馮さんに、このような過去の話を聞かせると、彼女は、
「親がダメなら子供も同じです。私は日本へ行ってから中国人の生活レベルの低さを感じました。特に農村では入浴する時さえ洋服を着たまま体を洗うのです。なぜなら、部屋の中には入浴をする場所がないためです」
と説明をしてくれた。外で身体を洗う時に周りの囲いがないため、誰かに見られたら恥ずかしいからだということのようだ。この点については理解が出来るが、手の汚れが見えないから洗わないという事については、理解出来なかった。このことは海南島だけではないと聞き、中国の発展が遅いのは当たり前かもしれないと思った。これからは中国の習慣も変わって行くと思うが、農村ではまだまだ時間がかかりそうだ。

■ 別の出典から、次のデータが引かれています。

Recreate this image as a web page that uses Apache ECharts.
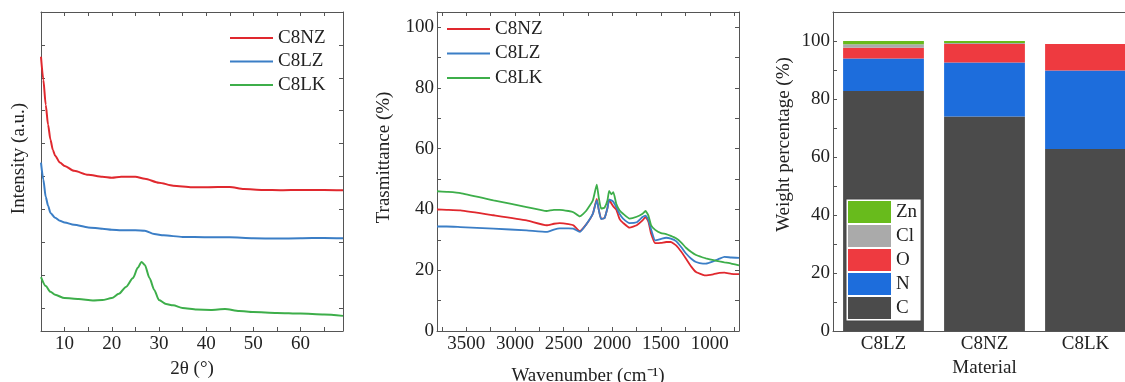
<!DOCTYPE html>
<html>
<head>
<meta charset="utf-8">
<script src="https://cdn.jsdelivr.net/npm/echarts@6/dist/echarts.min.js"></script>
<style>
  html, body { margin: 0; padding: 0; background: #fff; }
  #chart { width: 1125px; height: 382px; }
</style>
</head>
<body>
<div id="chart"></div>
<script>
// ---- XRD patterns (2θ in degrees, intensity in arbitrary units) ----
const xrdAngleNZ = [5, 5.5, 6, 6.5, 7, 7.5, 8, 9, 10, 12, 15, 18, 20, 22, 25, 27, 30, 33, 37, 40, 45, 48, 52, 56, 60, 65, 69];
const xrdC8NZ = [83.4, 76.4, 68.8, 62.7, 58.2, 55.1, 53.3, 51.2, 50.2, 48.7, 47.5, 46.9, 46.6, 46.9, 46.9, 46.3, 45.1, 44.2, 43.7, 43.7, 43.8, 43.2, 42.9, 42.8, 42.9, 42.9, 42.8];

const xrdAngleLZ = [5, 5.5, 6, 6.5, 7, 8, 9, 10, 12, 15, 18, 20, 22, 25, 27, 29, 31, 35, 40, 45, 50, 55, 60, 65, 69];
const xrdC8LZ = [51.2, 46.0, 40.8, 38.1, 35.9, 34.4, 33.5, 33.0, 32.3, 31.5, 31.1, 30.8, 30.6, 30.6, 30.5, 29.5, 29.1, 28.6, 28.5, 28.5, 28.2, 28.1, 28.2, 28.3, 28.2];

const xrdAngleLK = [5, 6, 7, 8, 10, 13, 16, 18, 20, 21.5, 23, 24.5, 25.5, 26.3, 27, 28, 29, 30, 31.5, 33, 35, 38, 41, 44, 47, 50, 55, 60, 65, 69];
const xrdC8LK = [16.4, 13.7, 11.9, 11.0, 10.0, 9.7, 9.3, 9.4, 10.0, 11.3, 13.4, 16.1, 19.2, 21.0, 20.1, 16.1, 12.5, 9.4, 8.2, 7.8, 7.0, 6.5, 6.4, 6.7, 6.1, 5.8, 5.5, 5.3, 5.0, 4.6];

const xrdAngleLabels = [10, 20, 30, 40, 50, 60];
const xrdAngleTicks = [10, 15, 20, 25, 30, 35, 40, 45, 50, 55, 60, 65];
const xrdIntensityTicks = [7, 17, 27, 37, 47, 57, 67, 77, 87];

// ---- FTIR spectra (wavenumber in cm-1, transmittance in %) ----
const wavenumber = [3800, 3700, 3560, 3220, 2880, 2675, 2600, 2540, 2450, 2400, 2335, 2270, 2200, 2160, 2140, 2115, 2080, 2050, 2033, 2010, 1990, 1960, 1925, 1890, 1823, 1750, 1690, 1660, 1630, 1602, 1560, 1500, 1448, 1400, 1346, 1290, 1244, 1190, 1141, 1070, 1040, 960, 900, 850, 780, 700];
const ftirC8NZ = [40.0, 39.9, 39.7, 38.1, 36.4, 34.8, 35.3, 35.5, 35.2, 34.8, 32.9, 35.0, 38.6, 43.5, 40.0, 37.0, 37.2, 40.5, 43.2, 42.0, 41.0, 40.0, 36.8, 35.6, 34.0, 34.8, 36.4, 37.5, 36.0, 32.0, 28.9, 29.0, 29.3, 29.3, 28.2, 26.0, 23.8, 21.2, 19.4, 18.5, 18.3, 18.7, 19.1, 19.2, 18.8, 18.7];
const ftirC8LZ = [34.4, 34.4, 34.2, 33.7, 33.1, 32.6, 33.4, 33.8, 33.8, 33.7, 32.6, 35.0, 38.6, 43.0, 40.0, 36.8, 37.2, 40.5, 43.2, 43.0, 42.5, 40.8, 38.5, 37.0, 35.5, 35.8, 37.5, 38.0, 36.5, 33.4, 29.8, 30.3, 30.7, 30.4, 29.6, 27.5, 25.5, 23.8, 22.7, 22.2, 22.2, 23.0, 23.8, 24.4, 24.2, 24.1];
const ftirC8LK = [46.0, 45.8, 45.4, 43.0, 40.8, 39.5, 39.9, 39.9, 39.5, 39.1, 37.7, 39.5, 43.0, 48.2, 44.0, 40.3, 40.6, 43.0, 46.1, 45.0, 45.7, 41.9, 39.7, 38.6, 37.0, 37.6, 38.6, 39.5, 38.0, 34.8, 33.3, 32.2, 31.9, 31.3, 30.5, 29.0, 27.4, 26.0, 25.0, 24.2, 23.9, 23.3, 22.9, 22.6, 22.2, 21.6];

const wavenumberLabels = [1000, 1500, 2000, 2500, 3000, 3500];
const wavenumberTicks = [750, 1000, 1250, 1500, 1750, 2000, 2250, 2500, 2750, 3000, 3250, 3500, 3750];
const transmittanceLabels = [0, 20, 40, 60, 80, 100];
const transmittanceTicks = [10, 20, 30, 40, 50, 60, 70, 80, 90, 100];

// ---- Elemental composition (weight %) ----
const materials = ['C8LZ', 'C8NZ', 'C8LK'];
const wtC = [82.8, 74.0, 62.8];
const wtN = [11.2, 18.6, 27.0];
const wtO = [3.7, 6.4, 9.2];
const wtCl = [1.2, 0.3, 0];
const wtZn = [1.1, 0.7, 0];
const weightLabels = [0, 20, 40, 60, 80, 100];
const weightTicks = [10, 20, 30, 40, 50, 60, 70, 80, 90, 100];

// ---- styling ----
const FONT = 'Liberation Serif';
const INK = '#222';
const FRAME = '#555';
const RED = '#e0282e';
const BLUE = '#3b7ec6';
const GREEN = '#3dae4a';
const ELEMENT_COLORS = { C: '#4b4b4b', N: '#1d6ddc', O: '#ee3a40', Cl: '#aaaaaa', Zn: '#68bb1c' };

const pairs = (xs, ys) => xs.map((x, i) => [x, ys[i]]);
const plain = (v) => String(v);

const lineStyleAxis = { show: true, onZero: false, lineStyle: { color: FRAME, width: 1 } };
const tickIn = (values) => ({ show: true, inside: true, length: 4, customValues: values, lineStyle: { color: FRAME } });
const labelStyle = (values, margin) => ({
  show: true, customValues: values, margin: margin, formatter: plain,
  fontFamily: FONT, fontSize: 19, color: INK
});
const nameStyle = (padding) => ({ fontFamily: FONT, fontSize: 19, color: INK, padding: padding || 0 });

const grids = [
  { left: 41, top: 12, width: 302, height: 319, outerBoundsMode: 'none', containLabel: false },
  { left: 437, top: 12, width: 302, height: 319, outerBoundsMode: 'none', containLabel: false },
  { left: 833, top: 12, width: 303, height: 319, outerBoundsMode: 'none', containLabel: false }
];

const xAxes = [
  { // XRD bottom
    gridIndex: 0, type: 'value', position: 'bottom', min: 5, max: 69,
    axisLine: lineStyleAxis, axisTick: tickIn(xrdAngleTicks),
    axisLabel: labelStyle(xrdAngleLabels, 4), splitLine: { show: false },
    name: '2θ (°)', nameLocation: 'middle', nameGap: 29, nameTextStyle: nameStyle()
  },
  { // XRD top frame
    gridIndex: 0, type: 'value', position: 'top', min: 5, max: 69,
    axisLine: lineStyleAxis, axisTick: tickIn(xrdAngleTicks),
    axisLabel: { show: false }, splitLine: { show: false }
  },
  { // FTIR bottom
    gridIndex: 1, type: 'value', position: 'bottom', min: 700, max: 3800, inverse: true,
    axisLine: lineStyleAxis, axisTick: tickIn(wavenumberTicks),
    axisLabel: labelStyle(wavenumberLabels, 4), splitLine: { show: false },
    name: 'Wavenumber (cm⁻¹)', nameLocation: 'middle', nameGap: 36, nameTextStyle: nameStyle()
  },
  { // FTIR top frame
    gridIndex: 1, type: 'value', position: 'top', min: 700, max: 3800, inverse: true,
    axisLine: lineStyleAxis, axisTick: tickIn(wavenumberTicks),
    axisLabel: { show: false }, splitLine: { show: false }
  },
  { // composition bottom
    gridIndex: 2, type: 'category', position: 'bottom', data: materials,
    axisLine: lineStyleAxis,
    axisTick: { show: true, inside: true, length: 4, alignWithLabel: true, lineStyle: { color: FRAME } },
    axisLabel: { show: true, margin: 4, fontFamily: FONT, fontSize: 19, color: INK },
    splitLine: { show: false },
    name: 'Material', nameLocation: 'middle', nameGap: 28, nameTextStyle: nameStyle()
  },
  { // composition top frame
    gridIndex: 2, type: 'category', position: 'top', data: materials,
    axisLine: lineStyleAxis, axisTick: { show: false }, axisLabel: { show: false }, splitLine: { show: false }
  }
];

const yAxes = [
  { // XRD left
    gridIndex: 0, type: 'value', position: 'left', min: 0, max: 97,
    axisLine: lineStyleAxis, axisTick: tickIn(xrdIntensityTicks),
    axisLabel: { show: false }, splitLine: { show: false },
    name: 'Intensity (a.u.)', nameLocation: 'middle', nameGap: 12, nameTextStyle: nameStyle([0, 0, 0, 26])
  },
  { // XRD right frame
    gridIndex: 0, type: 'value', position: 'right', min: 0, max: 97,
    axisLine: lineStyleAxis, axisTick: tickIn(xrdIntensityTicks),
    axisLabel: { show: false }, splitLine: { show: false }
  },
  { // FTIR left
    gridIndex: 1, type: 'value', position: 'left', min: 0, max: 105,
    axisLine: lineStyleAxis, axisTick: tickIn(transmittanceTicks),
    axisLabel: labelStyle(transmittanceLabels, 3), splitLine: { show: false },
    name: 'Trasmittance (%)', nameLocation: 'middle', nameGap: 43, nameTextStyle: nameStyle([0, 0, 0, 28])
  },
  { // FTIR right frame
    gridIndex: 1, type: 'value', position: 'right', min: 0, max: 105,
    axisLine: lineStyleAxis, axisTick: tickIn(transmittanceTicks),
    axisLabel: { show: false }, splitLine: { show: false }
  },
  { // composition left
    gridIndex: 2, type: 'value', position: 'left', min: 0, max: 110,
    axisLine: lineStyleAxis, axisTick: tickIn(weightTicks),
    axisLabel: labelStyle(weightLabels, 3), splitLine: { show: false },
    name: 'Weight percentage (%)', nameLocation: 'middle', nameGap: 39, nameTextStyle: nameStyle([0, 0, 0, 54])
  }
];

const xrdLine = (name, color, xs, ys) => ({
  name, type: 'line', xAxisIndex: 0, yAxisIndex: 0,
  data: pairs(xs, ys), symbol: 'none', smooth: 0.25, smoothMonotone: 'x',
  lineStyle: { color, width: 2 }, itemStyle: { color }, z: 3
});
const ftirLine = (name, color, ys) => ({
  name, type: 'line', xAxisIndex: 2, yAxisIndex: 2,
  data: pairs(wavenumber, ys), symbol: 'none', smooth: 0.15,
  lineStyle: { color, width: 1.8 }, itemStyle: { color }, z: 3
});
const stackBar = (name, values) => ({
  name, type: 'bar', xAxisIndex: 4, yAxisIndex: 4, stack: 'wt',
  data: values, barWidth: '80%',
  itemStyle: { color: ELEMENT_COLORS[name] }
});

const legendText = { fontFamily: FONT, fontSize: 19, color: INK, lineHeight: 20 };
const lineLegend = (left, top, gap) => ({
  left, top, orient: 'vertical', padding: 0, itemGap: gap,
  icon: 'rect', itemWidth: 43, itemHeight: 2, textStyle: legendText,
  data: ['C8NZ', 'C8LZ', 'C8LK'], selectedMode: false
});

const option = {
  animation: false,
  backgroundColor: '#fff',
  grid: grids,
  xAxis: xAxes,
  yAxis: yAxes,
  legend: [
    lineLegend(230, 28, 3.5),
    lineLegend(447, 19, 4.5),
    {
      left: 846, top: 199, orient: 'vertical', padding: [2, 4, 2, 2], itemGap: 2,
      itemWidth: 43, itemHeight: 22, icon: 'rect',
      backgroundColor: '#fff', borderColor: '#444', borderWidth: 1,
      textStyle: legendText,
      data: ['Zn', 'Cl', 'O', 'N', 'C'], selectedMode: false
    }
  ],
  series: [
    xrdLine('C8NZ', RED, xrdAngleNZ, xrdC8NZ),
    xrdLine('C8LZ', BLUE, xrdAngleLZ, xrdC8LZ),
    xrdLine('C8LK', GREEN, xrdAngleLK, xrdC8LK),
    ftirLine('C8NZ', RED, ftirC8NZ),
    ftirLine('C8LZ', BLUE, ftirC8LZ),
    ftirLine('C8LK', GREEN, ftirC8LK),
    stackBar('C', wtC),
    stackBar('N', wtN),
    stackBar('O', wtO),
    stackBar('Cl', wtCl),
    stackBar('Zn', wtZn)
  ]
};

const chart = echarts.init(document.getElementById('chart'), null, { renderer: 'canvas' });
chart.setOption(option);
</script>
</body>
</html>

 そこで馮さんが育った時代が知りたくて彼女に尋ねてみた。彼女の両親は二人とも教師だったそうだ。そして、彼女は長女で弟と妹がいて、両親の躾は厳しかったとの事だった。農村育ちではなかったから、洋服を着たままの入浴は経験がないと言っていた。しかし、青春時代は中国が開放されていなかったため苦労が多かったようだった。「日本へ行くきっかけは?」と、尋ねると、以前から日本には興味があったが、たまたま日本へ行くチャンスが舞い込んできた。親友と一緒に申し込みをしたら、彼女だけ合格したので、両親の協力もあって渡航することができたとのこと。
「日本で学んだ数々の文化や習慣は勉強になりました」
と言った。彼女にも、苦労もあったと思うが、日本人の悪い点については一切口にしなかった。
 その頃の中国政府は、この島を海南特別区と指定し、少数民族と森林自然保護に力を入れていたそうだが、子供たちの未来については具体的な方針が発表されていないようだった。子供たちを世界で通用する人材に育てるためには、大人たちが手本を見せなければいけないということがわかっていなかった。これも日本人から見た場合の事なので非難は出来ない事かもしれないが、この島の農民たちは、日々の暮らしが精一杯で、子供の躾どころではないのだろう。だから、チャンスがあれば外国で仕事をして、中国の家族へ仕送りをする中国人が多いと彼女は言っていた。

社員管理


 こうして話を聞いていると、私は社員たちの気持ちも理解が出来る気がした。しかし、ここは日本独資のホテルなので日本人としてのプライドもある。ここは中国だが、ホテルの管理体制は日本式に考えなければならない。この日本式は、いつまで続けられるのか不明だが、社員教育における数多くの問題を解決しなければならないと感じていた。今までは一人で悩んできた私だったが、馮さんが来てくれたお陰で、一つずつ解決の糸口が見えそうな気がしてきた。そして、言葉の問題については、彼女がいてくれるだけで誤解も少なくなることだろう。
この日は夜の12時ごろまで話し合っていた。社員の管理について考え始めたら、なかなか眠りにつけず、気がついたら朝方まで考えていた。翌朝は睡眠不足のせいで、頭の中がスッキリせず、明るい表情も出ない一日だったが、糸が見つかったような気がして、心は落ち着いていた。